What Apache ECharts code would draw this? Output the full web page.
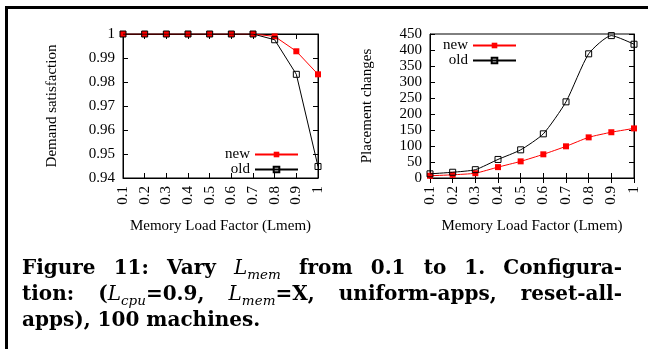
<!DOCTYPE html>
<html><head><meta charset="utf-8">
<script src="https://cdn.jsdelivr.net/npm/echarts@6/dist/echarts.min.js"></script>
<style>html,body{margin:0;padding:0;background:#fff}#c{width:648px;height:349px}</style>
</head><body><div id="c"></div>
<script>
// ---- data ----
const loadFactors = ['0.1','0.2','0.3','0.4','0.5','0.6','0.7','0.8','0.9','1'];
const satNew = [1,1,1,1,1,1,1,0.999,0.9928,0.9832];
const satOld = [1,1,1,1,1,1,1,0.9976,0.9832,0.9448];
const chgNew = [7,10,15,34,52,74,99,127,143,155];
const chgOld = [13,18,26,58,88,138,238,388,445,418];
const seriesNames = ['new','old'];
const xTitle = 'Memory Load Factor (Lmem)';
const yTitleLeft = 'Demand satisfaction';
const yTitleRight = 'Placement changes';
// caption tokens: words made of pieces [style, text]
const captionLines = [
  [[['b','Figure']],[['b','11:']],[['b','Vary']],[['it','L'],['sub','mem']],[['b','from']],[['b','0.1']],[['b','to']],[['b','1.']],[['b','Configura-']]],
  [[['b','tion:']],[['b','('],['it','L'],['sub','cpu'],['b','=0.9,']],[['it','L'],['sub','mem'],['b','=X,']],[['b','uniform-apps,']],[['b','reset-all-']]],
  [[['b','apps),']],[['b','100']],[['b','machines.']]]
];

const serif = 'Liberation Serif';
const fs = 15;
const black = '#000';
const red = '#ff0000';

function xAxes(gi){
  return [{
    gridIndex: gi, type:'category', data: loadFactors, boundaryGap:false,
    axisLine:{lineStyle:{color:black,width:1}},
    axisTick:{inside:true,length:5,interval:0,lineStyle:{color:black}},
    axisLabel:{rotate:90,interval:0,fontFamily:serif,fontSize:fs,color:black,margin:8},
    splitLine:{show:false},
    name:xTitle,nameLocation:'middle',nameGap:41,
    nameTextStyle:{fontFamily:serif,fontSize:fs,color:black}
  },{
    gridIndex: gi, type:'category', data: loadFactors, boundaryGap:false, position:'top',
    axisLine:{lineStyle:{color:black,width:1}},
    axisTick:{inside:true,length:5,interval:0,lineStyle:{color:black}},
    axisLabel:{show:false}, splitLine:{show:false}
  }];
}
function yAxes(gi,min,max,interval,fmt,title,gap){
  return [{
    gridIndex:gi,type:'value',min:min,max:max,interval:interval,
    axisLine:{show:true,lineStyle:{color:black,width:1}},
    axisTick:{show:true,inside:true,length:5,lineStyle:{color:black}},
    axisLabel:{fontFamily:serif,fontSize:fs,color:black,margin:8,formatter:fmt},
    splitLine:{show:false},
    name:title,nameLocation:'middle',nameGap:gap,
    nameTextStyle:{fontFamily:serif,fontSize:fs,color:black}
  },{
    gridIndex:gi,type:'value',min:min,max:max,interval:interval,position:'right',
    axisLine:{show:true,lineStyle:{color:black,width:1}},
    axisTick:{show:true,inside:true,length:5,lineStyle:{color:black}},
    axisLabel:{show:false},splitLine:{show:false}
  }];
}

function newSeries(xi,yi,data,smooth){
  return {name:seriesNames[0],type:'line',xAxisIndex:xi,yAxisIndex:yi,data:data,smooth:smooth,
    symbol:'rect',symbolSize:6,showSymbol:true,
    lineStyle:{color:red,width:1},itemStyle:{color:red,borderWidth:0},z:2};
}
function oldSeries(xi,yi,data,smooth){
  return {name:seriesNames[1],type:'line',xAxisIndex:xi,yAxisIndex:yi,data:data,smooth:smooth,
    symbol:'rect',symbolSize:6,showSymbol:true,
    lineStyle:{color:black,width:1},itemStyle:{color:'rgba(0,0,0,0)',borderColor:black,borderWidth:1},z:3};
}

function legend(right,top){
  return {data:seriesNames,orient:'vertical',right:right,top:top,align:'right',
    itemWidth:43,itemHeight:7,itemGap:0,selectedMode:false,padding:0,
    textStyle:{fontFamily:serif,fontSize:fs,color:black,lineHeight:14.5}};
}

// caption layout
const capFonts = {
  b:'bold 20px "DejaVu Serif"',
  it:'italic 20px "DejaVu Serif"',
  sub:'italic 13.5px "DejaVu Serif"'
};
const mctx = document.createElement('canvas').getContext('2d');
function mw(t,f){mctx.font=f;return mctx.measureText(t).width;}
function buildCaption(){
  const out=[];
  const x0=22, targetW=600, ys=[269,295,321];
  const natSpace = mw(' ',capFonts.b);
  captionLines.forEach((words,li)=>{
    const widths = words.map(w=>w.reduce((s,p)=>s+mw(p[1],capFonts[p[0]]),0));
    const total = widths.reduce((a,b)=>a+b,0);
    const justify = li < captionLines.length-1;
    const gap = justify ? (targetW-total)/(words.length-1) : natSpace;
    let x=x0;
    words.forEach((w,wi)=>{
      let px=x;
      w.forEach(p=>{
        out.push({type:'text',x:px,y:ys[li]+(p[0]==='sub'?6:0),silent:true,
          style:{text:p[1],font:capFonts[p[0]],fill:black,align:'left',verticalAlign:'middle'}});
        px+=mw(p[1],capFonts[p[0]]);
      });
      x+=widths[wi]+gap;
    });
  });
  return out;
}

const chart = echarts.init(document.getElementById('c'));
chart.setOption({
  animation:false,
  backgroundColor:'#fff',
  grid:[
    {left:123,top:34,width:195,height:144,show:true,borderColor:black,borderWidth:1,backgroundColor:'transparent'},
    {left:430,top:34,width:204,height:144,show:true,borderColor:black,borderWidth:1,backgroundColor:'transparent'}
  ],
  xAxis:[...xAxes(0),...xAxes(1)],
  yAxis:[
    ...yAxes(0,0.94,1,0.01,v=>String(parseFloat(v.toFixed(2))),yTitleLeft,63),
    ...yAxes(1,0,450,50,v=>String(Math.round(v)),yTitleRight,55)
  ],
  legend:[legend(349,147),legend(131,38)],
  series:[
    newSeries(0,0,satNew,false),
    oldSeries(0,0,satOld,false),
    newSeries(2,2,chgNew,0.2),
    oldSeries(2,2,chgOld,0.2)
  ],
  graphic:[
    {type:'line',shape:{x1:5,y1:7.5,x2:648,y2:7.5},style:{stroke:black,lineWidth:3},silent:true},
    {type:'line',shape:{x1:6.5,y1:6,x2:6.5,y2:349},style:{stroke:black,lineWidth:3},silent:true},
    ...buildCaption()
  ]
});
</script></body></html>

# # # # # # #

Problem: Please write out all the data again word for word, but not the pictures.

Result below:
What Apache ECharts code would draw this? Output the full web page.
<!DOCTYPE html>
<html><head><meta charset="utf-8">
<script src="https://cdn.jsdelivr.net/npm/echarts@6/dist/echarts.min.js"></script>
<style>html,body{margin:0;padding:0;background:#fff}#c{width:648px;height:349px}</style>
</head><body><div id="c"></div>
<script>
// ---- data ----
const loadFactors = ['0.1','0.2','0.3','0.4','0.5','0.6','0.7','0.8','0.9','1'];
const satNew = [1,1,1,1,1,1,1,0.999,0.9928,0.9832];
const satOld = [1,1,1,1,1,1,1,0.9976,0.9832,0.9448];
const chgNew = [7,10,15,34,52,74,99,127,143,155];
const chgOld = [13,18,26,58,88,138,238,388,445,418];
const seriesNames = ['new','old'];
const xTitle = 'Memory Load Factor (Lmem)';
const yTitleLeft = 'Demand satisfaction';
const yTitleRight = 'Placement changes';
// caption tokens: words made of pieces [style, text]
const captionLines = [
  [[['b','Figure']],[['b','11:']],[['b','Vary']],[['it','L'],['sub','mem']],[['b','from']],[['b','0.1']],[['b','to']],[['b','1.']],[['b','Configura-']]],
  [[['b','tion:']],[['b','('],['it','L'],['sub','cpu'],['b','=0.9,']],[['it','L'],['sub','mem'],['b','=X,']],[['b','uniform-apps,']],[['b','reset-all-']]],
  [[['b','apps),']],[['b','100']],[['b','machines.']]]
];

const serif = 'Liberation Serif';
const fs = 15;
const black = '#000';
const red = '#ff0000';

function xAxes(gi){
  return [{
    gridIndex: gi, type:'category', data: loadFactors, boundaryGap:false,
    axisLine:{lineStyle:{color:black,width:1}},
    axisTick:{inside:true,length:5,interval:0,lineStyle:{color:black}},
    axisLabel:{rotate:90,interval:0,fontFamily:serif,fontSize:fs,color:black,margin:8},
    splitLine:{show:false},
    name:xTitle,nameLocation:'middle',nameGap:41,
    nameTextStyle:{fontFamily:serif,fontSize:fs,color:black}
  },{
    gridIndex: gi, type:'category', data: loadFactors, boundaryGap:false, position:'top',
    axisLine:{lineStyle:{color:black,width:1}},
    axisTick:{inside:true,length:5,interval:0,lineStyle:{color:black}},
    axisLabel:{show:false}, splitLine:{show:false}
  }];
}
function yAxes(gi,min,max,interval,fmt,title,gap){
  return [{
    gridIndex:gi,type:'value',min:min,max:max,interval:interval,
    axisLine:{show:true,lineStyle:{color:black,width:1}},
    axisTick:{show:true,inside:true,length:5,lineStyle:{color:black}},
    axisLabel:{fontFamily:serif,fontSize:fs,color:black,margin:8,formatter:fmt},
    splitLine:{show:false},
    name:title,nameLocation:'middle',nameGap:gap,
    nameTextStyle:{fontFamily:serif,fontSize:fs,color:black}
  },{
    gridIndex:gi,type:'value',min:min,max:max,interval:interval,position:'right',
    axisLine:{show:true,lineStyle:{color:black,width:1}},
    axisTick:{show:true,inside:true,length:5,lineStyle:{color:black}},
    axisLabel:{show:false},splitLine:{show:false}
  }];
}

function newSeries(xi,yi,data,smooth){
  return {name:seriesNames[0],type:'line',xAxisIndex:xi,yAxisIndex:yi,data:data,smooth:smooth,
    symbol:'rect',symbolSize:6,showSymbol:true,
    lineStyle:{color:red,width:1},itemStyle:{color:red,borderWidth:0},z:2};
}
function oldSeries(xi,yi,data,smooth){
  return {name:seriesNames[1],type:'line',xAxisIndex:xi,yAxisIndex:yi,data:data,smooth:smooth,
    symbol:'rect',symbolSize:6,showSymbol:true,
    lineStyle:{color:black,width:1},itemStyle:{color:'rgba(0,0,0,0)',borderColor:black,borderWidth:1},z:3};
}

function legend(right,top){
  return {data:seriesNames,orient:'vertical',right:right,top:top,align:'right',
    itemWidth:43,itemHeight:7,itemGap:0,selectedMode:false,padding:0,
    textStyle:{fontFamily:serif,fontSize:fs,color:black,lineHeight:14.5}};
}

// caption layout
const capFonts = {
  b:'bold 20px "DejaVu Serif"',
  it:'italic 20px "DejaVu Serif"',
  sub:'italic 13.5px "DejaVu Serif"'
};
const mctx = document.createElement('canvas').getContext('2d');
function mw(t,f){mctx.font=f;return mctx.measureText(t).width;}
function buildCaption(){
  const out=[];
  const x0=22, targetW=600, ys=[269,295,321];
  const natSpace = mw(' ',capFonts.b);
  captionLines.forEach((words,li)=>{
    const widths = words.map(w=>w.reduce((s,p)=>s+mw(p[1],capFonts[p[0]]),0));
    const total = widths.reduce((a,b)=>a+b,0);
    const justify = li < captionLines.length-1;
    const gap = justify ? (targetW-total)/(words.length-1) : natSpace;
    let x=x0;
    words.forEach((w,wi)=>{
      let px=x;
      w.forEach(p=>{
        out.push({type:'text',x:px,y:ys[li]+(p[0]==='sub'?6:0),silent:true,
          style:{text:p[1],font:capFonts[p[0]],fill:black,align:'left',verticalAlign:'middle'}});
        px+=mw(p[1],capFonts[p[0]]);
      });
      x+=widths[wi]+gap;
    });
  });
  return out;
}

const chart = echarts.init(document.getElementById('c'));
chart.setOption({
  animation:false,
  backgroundColor:'#fff',
  grid:[
    {left:123,top:34,width:195,height:144,show:true,borderColor:black,borderWidth:1,backgroundColor:'transparent'},
    {left:430,top:34,width:204,height:144,show:true,borderColor:black,borderWidth:1,backgroundColor:'transparent'}
  ],
  xAxis:[...xAxes(0),...xAxes(1)],
  yAxis:[
    ...yAxes(0,0.94,1,0.01,v=>String(parseFloat(v.toFixed(2))),yTitleLeft,63),
    ...yAxes(1,0,450,50,v=>String(Math.round(v)),yTitleRight,55)
  ],
  legend:[legend(349,147),legend(131,38)],
  series:[
    newSeries(0,0,satNew,false),
    oldSeries(0,0,satOld,false),
    newSeries(2,2,chgNew,0.2),
    oldSeries(2,2,chgOld,0.2)
  ],
  graphic:[
    {type:'line',shape:{x1:5,y1:7.5,x2:648,y2:7.5},style:{stroke:black,lineWidth:3},silent:true},
    {type:'line',shape:{x1:6.5,y1:6,x2:6.5,y2:349},style:{stroke:black,lineWidth:3},silent:true},
    ...buildCaption()
  ]
});
</script></body></html>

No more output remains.